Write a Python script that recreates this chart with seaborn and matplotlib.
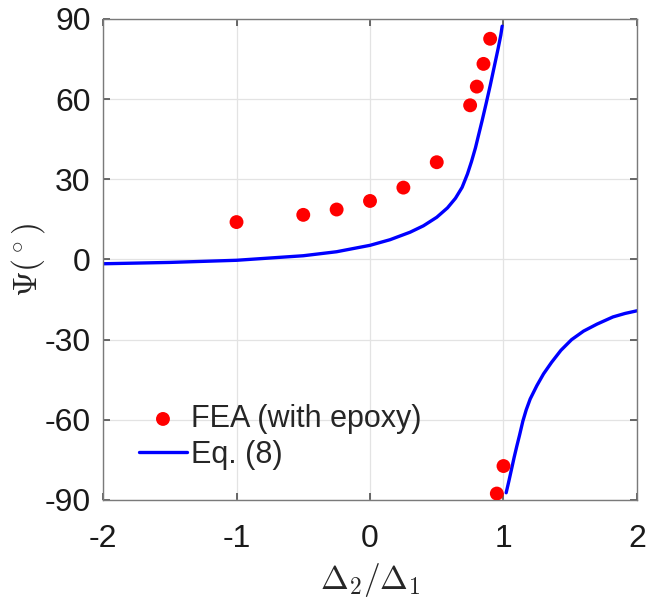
import matplotlib
matplotlib.use("Agg")
import matplotlib.pyplot as plt
import seaborn as sns
import pandas as pd

# FEA data (red dots)
fea_x = [-1.0, -0.5, -0.25, 0.0, 0.25, 0.5, 0.75, 0.8, 0.85, 0.9, 0.95, 1.0]
fea_y = [14.0, 16.7, 18.7, 21.9, 26.9, 36.4, 57.7, 64.7, 73.2, 82.6, -87.6, -77.3]

# Eq. (8) curve, left branch (x < 1)
eq_left_x = [-2.0, -1.5, -1.0, -0.5, -0.25, 0.0, 0.15, 0.3, 0.4, 0.5, 0.58, 0.64,
             0.69, 0.73, 0.76, 0.79, 0.81, 0.84, 0.87, 0.90, 0.93, 0.96, 0.98, 0.99]
eq_left_y = [-1.6, -1.1, -0.3, 1.4, 2.9, 5.3, 7.4, 10.2, 12.6, 15.8, 19.3, 22.9,
             27.0, 32.0, 36.6, 41.8, 45.9, 52.0, 58.4, 65.0, 72.0, 79.0, 84.0, 87.3]
# Eq. (8) curve, right branch (x > 1)
eq_right_x = [1.02, 1.04, 1.06, 1.08, 1.10, 1.12, 1.145, 1.17, 1.20, 1.25, 1.30,
              1.36, 1.43, 1.51, 1.60, 1.70, 1.82, 1.91, 2.0]
eq_right_y = [-87.3, -83.0, -78.5, -74.0, -69.8, -65.8, -60.5, -56.3, -52.2, -47.2,
              -42.8, -38.5, -34.0, -30.0, -26.8, -24.2, -21.5, -20.2, -19.2]

xticks = [-2, -1, 0, 1, 2]
yticks = [-90, -60, -30, 0, 30, 60, 90]

sns.set_theme(style="white")
plt.rcParams["font.family"] = ["Liberation Sans", "DejaVu Sans"]
plt.rcParams["mathtext.fontset"] = "cm"

fig = plt.figure(figsize=(6.48, 6.05), dpi=100)
ax = fig.add_axes([0.159, 0.1736, 0.824, 0.795])

fea = pd.DataFrame({"x": fea_x, "y": fea_y})
left = pd.DataFrame({"x": eq_left_x, "y": eq_left_y})
right = pd.DataFrame({"x": eq_right_x, "y": eq_right_y})

sns.scatterplot(data=fea, x="x", y="y", ax=ax, color="#ff0000", s=100,
                edgecolor="none", label="FEA (with epoxy)", zorder=3)
sns.lineplot(data=left, x="x", y="y", ax=ax, color="#0000ff", linewidth=2.4,
             sort=False, label="Eq. (8)", zorder=2)
sns.lineplot(data=right, x="x", y="y", ax=ax, color="#0000ff", linewidth=2.4,
             sort=False, label="_nolegend_", zorder=2)

ax.set_xlim(-2, 2)
ax.set_ylim(-90, 90)
ax.set_xticks(xticks)
ax.set_yticks(yticks)
ax.set_xticklabels([str(t) for t in xticks], fontsize=23)
ax.set_yticklabels([str(t) for t in yticks], fontsize=23)
ax.grid(True, color="#e3e3e3", linewidth=0.9)
ax.set_axisbelow(True)
for s in ax.spines.values():
    s.set_visible(True)
    s.set_color("#7a7a7a")
    s.set_linewidth(1.0)
ax.tick_params(direction="in", length=5, color="#555555", top=True, right=True,
               bottom=True, left=True, pad=9, labelcolor="#1a1a1a")
ax.tick_params(axis="x", pad=17)

ax.set_xlabel(r"$\Delta_2/\Delta_1$", fontsize=24, labelpad=5)
ax.set_ylabel(r"$\Psi(^\circ)$", fontsize=24)
ax.yaxis.set_label_coords(-0.105, 0.5)

leg = ax.legend(loc="upper left", bbox_to_anchor=(0.045, 0.225), frameon=False,
                fontsize=22, handlelength=1.55, handletextpad=0.15,
                borderaxespad=0, labelspacing=0.2)

fig.savefig("out.png", dpi=100)
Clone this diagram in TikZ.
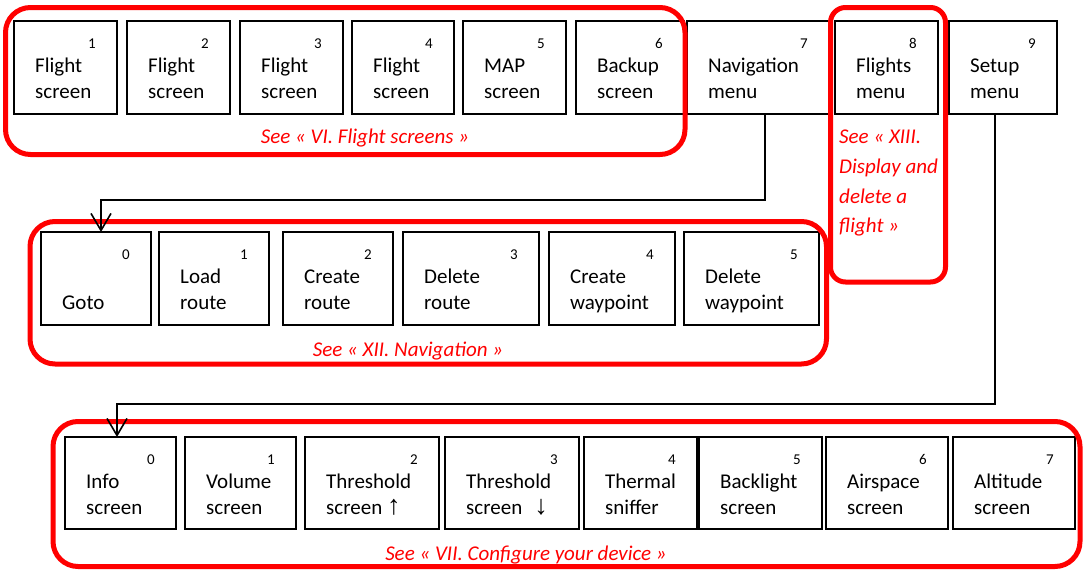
\documentclass[tikz,border=0pt]{standalone}
\usepackage{fontspec}
\setmainfont{Carlito}
\newfontfamily\arrowfont{Liberation Sans}
\usetikzlibrary{arrows.meta,calc}
\tikzset{
  scrbox/.style={draw=black, line width=2pt, inner sep=0pt, outer sep=0pt, fill=white},
  numlbl/.style={inner sep=0pt, font=\fontsize{15}{17}\selectfont},
  txtlbl/.style={inner sep=0pt, font=\fontsize{21}{26}\selectfont},
  grp/.style={draw=red, line width=5pt, rounded corners=#1},
  grp/.default=25pt,
  seelbl/.style={inner sep=0pt, text=red, font=\fontsize{21}{26}\selectfont\itshape},
  conn/.style={draw=black, line width=1.8pt, -{Straight Barb[length=17pt,width=20pt,line width=1.6pt]}}
}
\newcommand\arr[1]{{\arrowfont\fontsize{27}{26}\selectfont #1}}
\newcommand\scrbox[8]{%
  \node[scrbox, anchor=north west, minimum width={#4-#2}, minimum height={#5-#3}] (#1) at (#2,#3) {};
  \node[numlbl, anchor=base] (#1-n) at ($(#1.north east)+(-25,27)$) {#6};
  \node[txtlbl, anchor=base west] (#1-a) at ($(#1.north west)+(21,51)$) {#7};
  \node[txtlbl, anchor=base west] (#1-b) at ($(#1.north west)+(21,77)$) {#8};
}
\begin{document}
\begin{tikzpicture}[x=1pt,y=-1pt]
\fill[white] (0,0) rectangle (1088,570);
\useasboundingbox (0,0) rectangle (1088,570);
% top row
\scrbox{f1}{14}{21}{117}{114}{1}{Flight}{screen}
\scrbox{f2}{127}{21}{230}{114}{2}{Flight}{screen}
\scrbox{f3}{240}{21}{343}{114}{3}{Flight}{screen}
\scrbox{f4}{352}{21}{454}{114}{4}{Flight}{screen}
\scrbox{f5}{463}{21}{566}{114}{5}{MAP}{screen}
\scrbox{f6}{576}{21}{684}{114}{6}{Backup}{screen}
\scrbox{nav}{687}{21}{829}{114}{7}{Navigation}{menu}
\scrbox{fl}{835}{21}{938}{114}{8}{Flights}{menu}
\scrbox{setup}{949}{21}{1057}{114}{9}{Setup}{menu}
% middle row
\scrbox{goto}{41}{232}{151}{325}{0}{}{Goto}
\scrbox{load}{159}{232}{269}{325}{1}{Load}{route}
\scrbox{cr}{283}{232}{393}{325}{2}{Create}{route}
\scrbox{dr}{403}{232}{539}{325}{3}{Delete}{route}
\scrbox{cw}{549}{232}{675}{325}{4}{Create}{waypoint}
\scrbox{dw}{684}{232}{819}{325}{5}{Delete}{waypoint}
% bottom row
\scrbox{info}{65}{437}{176}{529}{0}{Info}{screen}
\scrbox{vol}{185}{437}{296}{529}{1}{Volume}{screen}
\scrbox{thu}{305}{437}{439}{529}{2}{Threshold}{screen \arr{↑}}
\scrbox{thd}{445}{437}{579}{529}{3}{Threshold}{screen\hspace{12pt}\arr{↓}}
\scrbox{therm}{584}{437}{697}{529}{4}{Thermal}{sniffer}
\scrbox{back}{699}{437}{822}{529}{5}{Backlight}{screen}
\scrbox{air}{826}{437}{948}{529}{6}{Airspace}{screen}
\scrbox{alt}{953}{437}{1075}{529}{7}{Altitude}{screen}
% red groups
\draw[grp] (5.5,7.5) rectangle (685,154.5);
\draw[grp=15pt] (830.5,7.5) rectangle (945.5,282);
\draw[grp] (30,221.5) rectangle (826.5,364);
\draw[grp] (53,421.5) rectangle (1080,566.5);
% red labels
\node[seelbl, anchor=base] (see1) at (365,143) {See « VI. Flight screens »};
\node[seelbl, anchor=base] (see2) at (408,356) {See « XII. Navigation »};
\node[seelbl, anchor=base] (see3) at (526,560) {See « VII. Configure your device »};
\node[seelbl, anchor=base west] (see4a) at (839,143) {See « XIII.};
\node[seelbl, anchor=base west] (see4b) at (839,173) {Display and};
\node[seelbl, anchor=base west] (see4c) at (839,203) {delete a};
\node[seelbl, anchor=base west] (see4d) at (839,232) {flight »};
% connectors
\draw[conn] ($(nav.south)+(7,0)$) -- ++(0,86) -| ($(goto.north)+(5,0)$);
\draw[conn] ($(setup.south)+(-8,0)$) -- ++(0,290) -| ($(info.north)+(-3.5,0)$);
\end{tikzpicture}
\end{document}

--------------------------------

Work required:
Word for word, give again the lines from the first entry to the line with "82.6, -87.6, -77.3]", inclusive. Exclude the pictures.

Result of this exercise:
Write a Python script that recreates this chart with seaborn and matplotlib.
import matplotlib
matplotlib.use("Agg")
import matplotlib.pyplot as plt
import seaborn as sns
import pandas as pd

# FEA data (red dots)
fea_x = [-1.0, -0.5, -0.25, 0.0, 0.25, 0.5, 0.75, 0.8, 0.85, 0.9, 0.95, 1.0]
fea_y = [14.0, 16.7, 18.7, 21.9, 26.9, 36.4, 57.7, 64.7, 73.2, 82.6, -87.6, -77.3]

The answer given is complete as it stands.